The buyer will review the business’s: (1) standing with government entities; (2) governing documents; (3) pending or threatened litigation or governmental investigations; (4) compliance with applicable laws, including environmental and employment laws; (5) licenses and permits; (6) insurance coverage; (7) budgets, debt, accounts receivable, accounts payable, financial records and tax returns; (8) material agreements, such as customer and supplier contracts, executive employment agreements and settlement agreements; (9) ownership and use of intellectual property; (10) collective bargaining agreements and labor matters; (11) physical assets, equipment and real estate; (12) policies and procedures; and (13) key vendors and customers.
This list isn’t comprehensive, and each item warrants its own lengthy discussion. However, a buyer will generally attempt to identify any liability that would jeopardize the business’s profits. The buyer will also seek to identify contractual or regulatory limits on the company’s ability to operate.
As risks are identified, the buyer may request additional information, demand the seller to fix the issue or seek various concessions from the seller. For example, buyers frequently request that the seller place a portion of the purchase price proceeds in an escrow account, which money will be returned to the buyer if certain liabilities result in losses to the buyer as set forth in the final purchase agreement. The buyer may also request a reduction in the purchase price, a specific indemnification right or simply refuse to proceed.

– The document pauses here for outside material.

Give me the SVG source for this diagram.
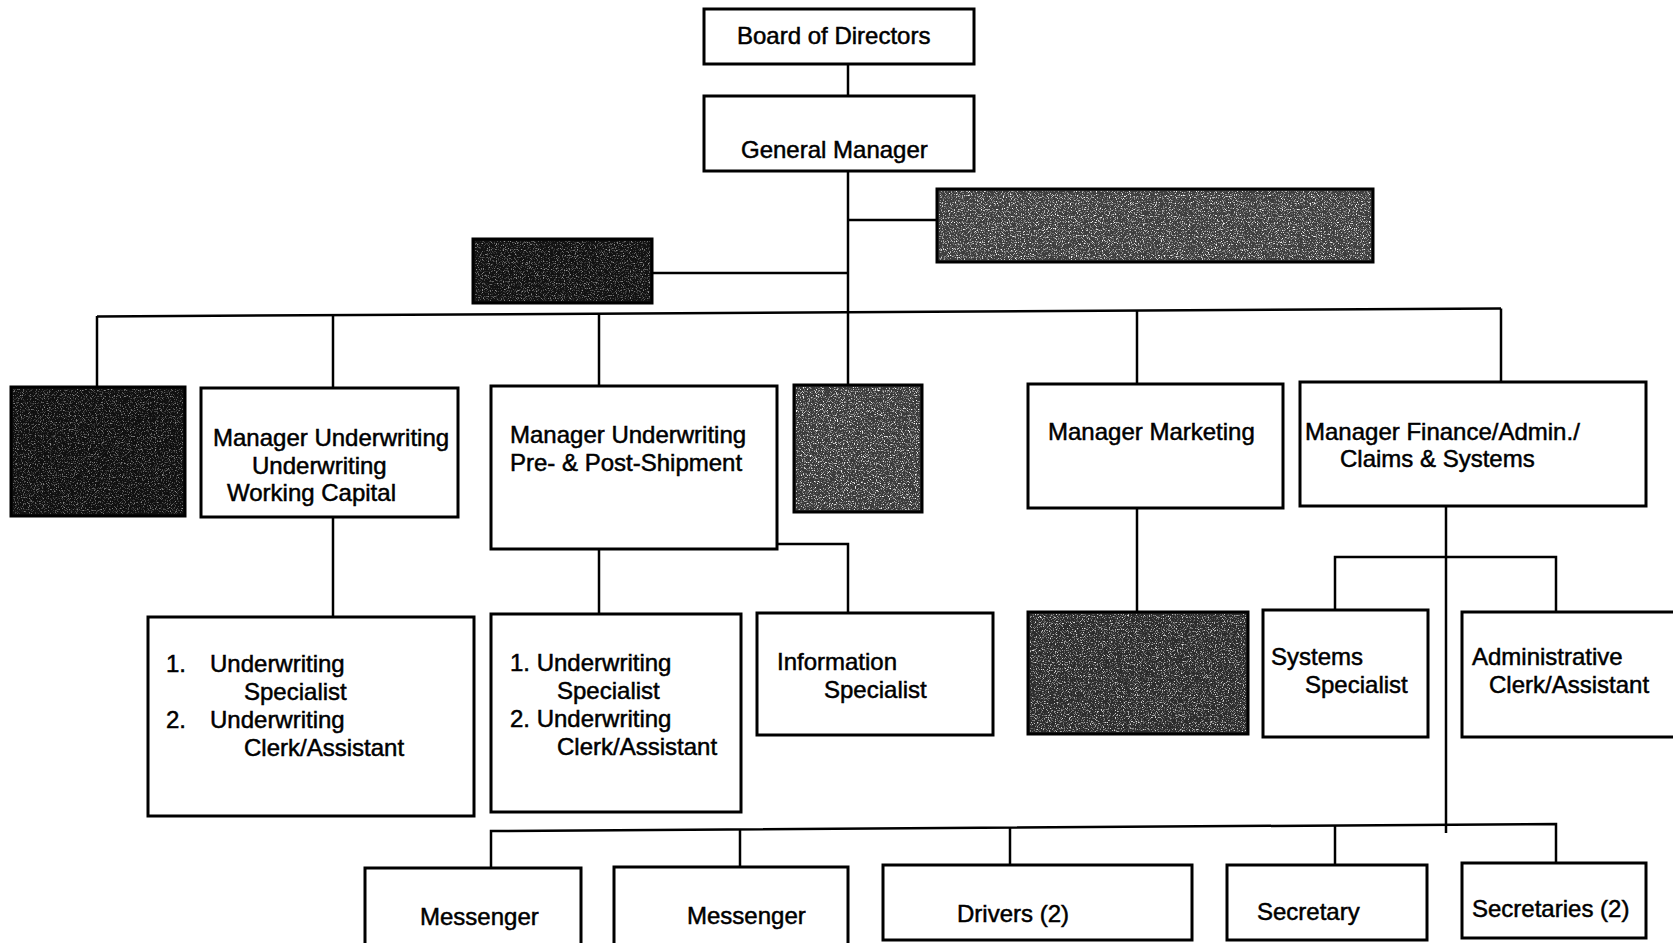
<svg xmlns="http://www.w3.org/2000/svg" width="1673" height="943" viewBox="0 0 1673 943">
  <style>
    .box { fill: #ffffff; stroke: #000000; stroke-width: 3; }
    .shade { stroke: #000000; stroke-width: 3; }
    .grain { fill: #ffffff; filter: url(#speckle); }
    .conn path { fill: none; stroke: #000000; stroke-width: 2.5; }
    text { font-family: "Liberation Sans", Arial, Helvetica, sans-serif; font-size: 24px; fill: #000000; stroke: #000000; stroke-width: 0.5; }
  </style>
  <defs>
    <!-- fine white speckle laid over the shaded (blank) boxes -->
    <filter id="speckle" x="0" y="0" width="100%" height="100%">
      <feTurbulence type="fractalNoise" baseFrequency="0.85" numOctaves="2" seed="7" result="n"/>
      <feColorMatrix in="n" type="matrix" values="0 0 0 0 1  0 0 0 0 1  0 0 0 0 1  4 0 0 0 -2.1"/>
      <feComposite in2="SourceGraphic" operator="in"/>
    </filter>
  </defs>

  <rect width="1673" height="943" fill="#ffffff"/>

  <!-- connectors -->
  <g id="connectors" class="conn">
    <path d="M848 64 V96"/>
    <path d="M848 171 V312"/>
    <path d="M848 220 H937"/>
    <path d="M652 273 H848"/>
    <!-- main bus -->
    <path d="M97 316.5 L1501 308.5"/>
    <path d="M97 316 V387"/>
    <path d="M333 315 V388"/>
    <path d="M599 313 V386"/>
    <path d="M848 312 V385"/>
    <path d="M1137 310 V384"/>
    <path d="M1501 308.5 V382"/>
    <!-- second level -->
    <path d="M333 517 V617"/>
    <path d="M599 549 V614"/>
    <path d="M777 544 H848 V613"/>
    <path d="M1137 508 V612"/>
    <path d="M1446 506 V833"/>
    <path d="M1335 610 V557 H1556 V612"/>
    <!-- lower bus -->
    <path d="M491 868 V831 L1556 824 V863"/>
    <path d="M740 867 V829.3"/>
    <path d="M1010 865 V827.5"/>
    <path d="M1335 865 V825.4"/>
  </g>

  <g id="board">
    <rect class="box" x="704" y="9" width="270" height="55"/>
    <text x="737" y="44">Board of Directors</text>
  </g>

  <g id="general-manager">
    <rect class="box" x="704" y="96" width="270" height="75"/>
    <text x="741" y="158">General Manager</text>
  </g>

  <g id="staff-right">
    <rect class="shade" x="937" y="189" width="436" height="73" fill="#3e3e3e"/>
    <rect class="grain" x="939" y="191" width="432" height="69"/>
  </g>

  <g id="staff-left">
    <rect class="shade" x="473" y="239" width="179" height="64" fill="#121212"/>
    <rect class="grain" x="475" y="241" width="175" height="60" opacity="0.55"/>
  </g>

  <g id="dept-1">
    <rect class="shade" x="11" y="387" width="174" height="129" fill="#101010"/>
    <rect class="grain" x="13" y="389" width="170" height="125" opacity="0.5"/>
  </g>

  <g id="uw-working-capital">
    <rect class="box" x="201" y="388" width="257" height="129"/>
    <text x="213" y="446">Manager Underwriting</text>
    <text x="252" y="474">Underwriting</text>
    <text x="227" y="501">Working Capital</text>
  </g>

  <g id="uw-shipment">
    <rect class="box" x="491" y="386" width="286" height="163"/>
    <text x="510" y="443">Manager Underwriting</text>
    <text x="510" y="471">Pre- &amp; Post-Shipment</text>
  </g>

  <g id="dept-4">
    <rect class="shade" x="794" y="385" width="128" height="127" fill="#3a3a3a"/>
    <rect class="grain" x="796" y="387" width="124" height="123"/>
  </g>

  <g id="marketing">
    <rect class="box" x="1028" y="384" width="255" height="124"/>
    <text x="1048" y="440">Manager Marketing</text>
  </g>

  <g id="finance">
    <rect class="box" x="1300" y="382" width="346" height="124"/>
    <text x="1305" y="440">Manager Finance/Admin./</text>
    <text x="1340" y="467">Claims &amp; Systems</text>
  </g>

  <g id="uw-staff-1">
    <rect class="box" x="148" y="617" width="326" height="199"/>
    <text x="166" y="672">1.</text>
    <text x="210" y="672">Underwriting</text>
    <text x="244" y="700">Specialist</text>
    <text x="166" y="728">2.</text>
    <text x="210" y="728">Underwriting</text>
    <text x="244" y="756">Clerk/Assistant</text>
  </g>

  <g id="uw-staff-2">
    <rect class="box" x="491" y="614" width="250" height="198"/>
    <text x="510" y="671">1. Underwriting</text>
    <text x="557" y="699">Specialist</text>
    <text x="510" y="727">2. Underwriting</text>
    <text x="557" y="755">Clerk/Assistant</text>
  </g>

  <g id="information">
    <rect class="box" x="757" y="613" width="236" height="122"/>
    <text x="777" y="670">Information</text>
    <text x="824" y="698">Specialist</text>
  </g>

  <g id="marketing-staff">
    <rect class="shade" x="1028" y="612" width="220" height="122" fill="#2c2c2c"/>
    <rect class="grain" x="1030" y="614" width="216" height="118" opacity="0.85"/>
  </g>

  <g id="systems">
    <rect class="box" x="1263" y="610" width="165" height="127"/>
    <text x="1271" y="665">Systems</text>
    <text x="1305" y="693">Specialist</text>
  </g>

  <g id="admin-clerk">
    <rect class="box" x="1462" y="612" width="220" height="125"/>
    <text x="1472" y="665">Administrative</text>
    <text x="1489" y="693">Clerk/Assistant</text>
  </g>

  <g id="messenger-1">
    <rect class="box" x="365" y="868" width="216" height="90"/>
    <text x="420" y="925">Messenger</text>
  </g>

  <g id="messenger-2">
    <rect class="box" x="614" y="867" width="234" height="90"/>
    <text x="687" y="924">Messenger</text>
  </g>

  <g id="drivers">
    <rect class="box" x="883" y="865" width="309" height="75"/>
    <text x="957" y="922">Drivers (2)</text>
  </g>

  <g id="secretary">
    <rect class="box" x="1227" y="865" width="200" height="75"/>
    <text x="1257" y="920">Secretary</text>
  </g>

  <g id="secretaries">
    <rect class="box" x="1462" y="863" width="184" height="75"/>
    <text x="1472" y="917">Secretaries (2)</text>
  </g>
</svg>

Often, buyers and their lenders will walk away from a deal when there are significant unresolved tax issues, including improper payments to, or use of company assets by, family members, environmental issues, significant litigation and labor and employment issues, such as worker misclassification, unfunded pension liabilities or systemic wage and hour violations.
Exit planning requires management to begin identifying and addressing a potential buyer’s concerns in advance of a planned sale. Many common issues, such as resolving environmental matters, concluding a regulatory investigation or producing audited financial statements, have significant lead times and the savvy seller won’t allow these items to become roadblocks during the sale process. Working with clients in connection with exit planning will allow them to identify and efficiently mitigate potential issues before a buyer demands a purchase price reduction or large escrow fund.
Such advance preparations can also help clients avoid being among the majority of small businesses that fail to document an exit plan and subsequently fail to sell.
The Close
Once diligence is concluded, post-closing obligations are negotiated and financing is secured, the parties close the transaction in accordance with the definitive purchase agreement. As a condition of closing, the selling party may execute a consulting or employment agreement for a transition period. The buyer may also require that the seller agree not to compete with the business.